1 ГА РФ, ф. Р-5844, оп. 1, д. 5, л. 1.

2 ГА РФ, ф. Р-5853, оп. 1, д. 26, л. 157.

3 "Возрождение", No 441, 17 августа 1926 г.

4 "Возрождение", No 455, 31 августа 1926 г.

5 "Возрождение", No 568, 22 декабря 1926 г.

6 ГА РФ, ф. Р-5844, оп. 1, д. 5, л. 5-8.

7 Там же, л. 9.

8 Там же, л. 10.

_____________

В фонде А.В. Колчака в РГА ВМФ сохранились два фрагмента писем к А.В. Тимиревой, относящихся к 1916 г., к ближайшим двум-трем месяцам после назначения его 28 июля 1916 г. командующим Черноморским флотом. Мы их помещаем перед письмом за No 1:

...странной потому, что я сам ранее о ней не размышлял. Я думал о том, как не понятно для меня совпали мое назначение в Черное море.

Мне раньше в этой обстановке являлось желание Вас видеть, говорить с Вами, услышать Ваш голос. Теперь я об этом почти не думаю. Ваши письма доказательство внимания Вашего, дают мне какую-то спокойную уверенность, что это будет. Вот если только бы до этого сбылись некоторые из моих пока еще мечтаний.
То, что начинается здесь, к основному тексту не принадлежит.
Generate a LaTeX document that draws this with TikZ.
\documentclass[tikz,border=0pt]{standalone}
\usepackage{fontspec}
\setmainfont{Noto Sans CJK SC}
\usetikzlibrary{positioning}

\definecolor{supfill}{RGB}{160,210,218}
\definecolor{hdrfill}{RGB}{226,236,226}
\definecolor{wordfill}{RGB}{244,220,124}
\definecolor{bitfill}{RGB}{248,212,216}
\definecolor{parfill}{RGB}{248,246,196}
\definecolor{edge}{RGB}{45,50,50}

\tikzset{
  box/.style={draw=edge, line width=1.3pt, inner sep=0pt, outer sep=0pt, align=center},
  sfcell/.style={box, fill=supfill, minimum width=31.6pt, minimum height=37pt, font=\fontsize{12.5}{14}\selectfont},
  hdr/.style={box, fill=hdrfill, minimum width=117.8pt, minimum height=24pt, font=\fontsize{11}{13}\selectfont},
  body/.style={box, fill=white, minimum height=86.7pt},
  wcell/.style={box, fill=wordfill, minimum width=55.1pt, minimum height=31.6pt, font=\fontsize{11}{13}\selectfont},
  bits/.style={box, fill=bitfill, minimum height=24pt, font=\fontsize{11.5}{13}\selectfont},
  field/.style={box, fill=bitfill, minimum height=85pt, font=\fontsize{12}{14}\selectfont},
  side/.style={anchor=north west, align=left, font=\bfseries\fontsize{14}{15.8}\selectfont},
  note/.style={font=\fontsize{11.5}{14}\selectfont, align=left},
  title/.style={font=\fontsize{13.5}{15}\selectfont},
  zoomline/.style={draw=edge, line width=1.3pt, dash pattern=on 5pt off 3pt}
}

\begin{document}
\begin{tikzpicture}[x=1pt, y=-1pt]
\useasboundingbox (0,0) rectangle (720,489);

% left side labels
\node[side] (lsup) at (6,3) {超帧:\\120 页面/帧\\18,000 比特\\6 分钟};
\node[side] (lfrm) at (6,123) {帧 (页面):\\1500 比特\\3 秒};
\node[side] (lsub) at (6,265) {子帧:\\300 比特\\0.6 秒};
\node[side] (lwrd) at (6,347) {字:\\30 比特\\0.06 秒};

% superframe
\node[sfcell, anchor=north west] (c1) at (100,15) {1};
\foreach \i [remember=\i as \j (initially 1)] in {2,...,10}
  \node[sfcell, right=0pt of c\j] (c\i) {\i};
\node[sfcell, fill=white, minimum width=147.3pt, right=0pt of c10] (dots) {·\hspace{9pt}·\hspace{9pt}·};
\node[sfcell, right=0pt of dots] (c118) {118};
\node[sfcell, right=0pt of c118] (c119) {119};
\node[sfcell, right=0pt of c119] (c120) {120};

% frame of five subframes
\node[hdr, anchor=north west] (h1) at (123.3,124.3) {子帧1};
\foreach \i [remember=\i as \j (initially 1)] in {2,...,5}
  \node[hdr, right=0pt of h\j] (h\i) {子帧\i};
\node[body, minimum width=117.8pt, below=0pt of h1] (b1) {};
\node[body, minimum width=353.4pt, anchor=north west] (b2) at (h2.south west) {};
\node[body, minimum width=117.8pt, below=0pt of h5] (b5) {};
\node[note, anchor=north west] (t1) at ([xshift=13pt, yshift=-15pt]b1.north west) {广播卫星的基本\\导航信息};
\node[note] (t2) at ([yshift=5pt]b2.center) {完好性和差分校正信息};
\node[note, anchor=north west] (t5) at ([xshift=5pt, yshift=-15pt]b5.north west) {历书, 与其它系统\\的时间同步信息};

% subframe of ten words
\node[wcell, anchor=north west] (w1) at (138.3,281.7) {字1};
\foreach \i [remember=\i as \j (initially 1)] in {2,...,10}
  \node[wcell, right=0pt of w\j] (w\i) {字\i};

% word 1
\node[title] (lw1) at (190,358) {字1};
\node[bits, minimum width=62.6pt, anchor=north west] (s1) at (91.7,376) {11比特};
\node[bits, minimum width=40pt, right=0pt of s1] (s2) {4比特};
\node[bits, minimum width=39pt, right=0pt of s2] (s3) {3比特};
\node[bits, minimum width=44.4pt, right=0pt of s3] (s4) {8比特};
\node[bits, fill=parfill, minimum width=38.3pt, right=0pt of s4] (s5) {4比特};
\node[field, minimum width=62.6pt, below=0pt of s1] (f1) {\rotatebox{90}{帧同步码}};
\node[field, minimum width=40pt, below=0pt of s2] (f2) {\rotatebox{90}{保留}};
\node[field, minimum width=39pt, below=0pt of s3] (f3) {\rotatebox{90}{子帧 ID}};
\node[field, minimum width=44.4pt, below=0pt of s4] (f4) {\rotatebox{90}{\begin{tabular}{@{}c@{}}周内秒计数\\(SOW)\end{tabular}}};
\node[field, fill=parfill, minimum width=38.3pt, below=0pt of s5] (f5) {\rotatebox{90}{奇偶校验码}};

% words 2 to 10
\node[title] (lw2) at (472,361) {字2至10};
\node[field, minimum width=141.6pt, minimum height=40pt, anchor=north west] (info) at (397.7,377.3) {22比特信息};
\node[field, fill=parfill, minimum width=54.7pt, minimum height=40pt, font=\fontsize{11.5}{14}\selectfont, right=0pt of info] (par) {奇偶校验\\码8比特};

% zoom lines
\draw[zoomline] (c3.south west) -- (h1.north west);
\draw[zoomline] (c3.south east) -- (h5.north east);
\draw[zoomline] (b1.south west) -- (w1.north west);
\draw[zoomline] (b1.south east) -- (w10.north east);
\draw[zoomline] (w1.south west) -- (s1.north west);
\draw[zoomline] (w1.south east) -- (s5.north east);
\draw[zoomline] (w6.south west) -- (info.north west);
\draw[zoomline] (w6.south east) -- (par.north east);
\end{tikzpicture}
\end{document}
Прошло два месяца, как я уехал от Вас, моя бесконечно дорогая, и так [еще] жива передо мной картина нашей встречи, так же мучительно и больно, как будто это было вчера, на душе. Столько бессонных ночей я провел у себя в каюте, шагая из угла в угол, столько дум, горьких, безотрадных. Я не знаю, что случилось, но всем своим существом чувствую, что Вы ушли из моей жизни, ушли так, что не знаю, есть ли у меня столько сил и умения, чтобы вернуть Вас. А без Вас моя жизнь не имеет ни того смысла, ни той цели, ни той радости. Вы были для меня в жизни больше, чем сама жизнь, и продолжать ее без Вас мне невозможно. Все мое лучшее я нес к Вашим ногам, как бы божеству моему, все свои силы я отдал Вам.
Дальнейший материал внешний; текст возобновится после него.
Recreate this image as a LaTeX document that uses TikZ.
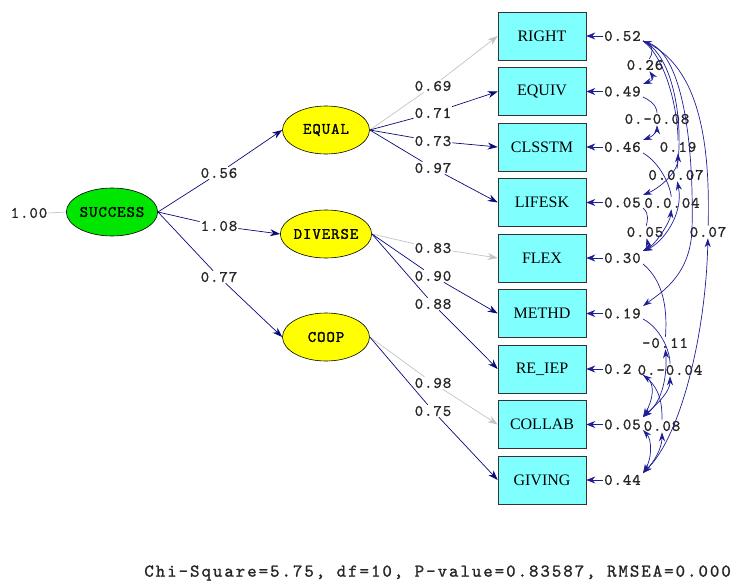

Я писал Вам, что думаю сократить переписку, но когда пришел обычный час, в кот[орый] я привык беседовать с Вами, я понял, что не писать Вам, не делиться своими думами, свыше моих сил. Переписка с Вами стала моим вторым "я", и я отказываюсь от своего намерения и буду снова писать - к чему бы это ни привело меня.

Вы ведь понимаете меня, и Вам, может быть, понятна моя глубокая печаль (РГА ВМФ, ф. 11, оп. 1, д. 45, лл. 207-208. Черновик; л. 208. Маш. копия).

No 1

[Не ранее 19 февраля 1917 г.]

[Датируется по содержанию: см. прим. 17]

Ваше письмо с упоминанием о Гельсингфорсе1, маскараде в Собрании, о наших общих знакомых вызвало у меня чувство зависти к тем, кто видел и был около Вас, напр[имер] к Лоло Щетинину2. Хоть бы он приехал в Севастополь и рассказал что-нибудь про Вас. Мария Семеновна3 говорила, что он собирался в Ялту и проездом хотел быть у меня в Севастополе.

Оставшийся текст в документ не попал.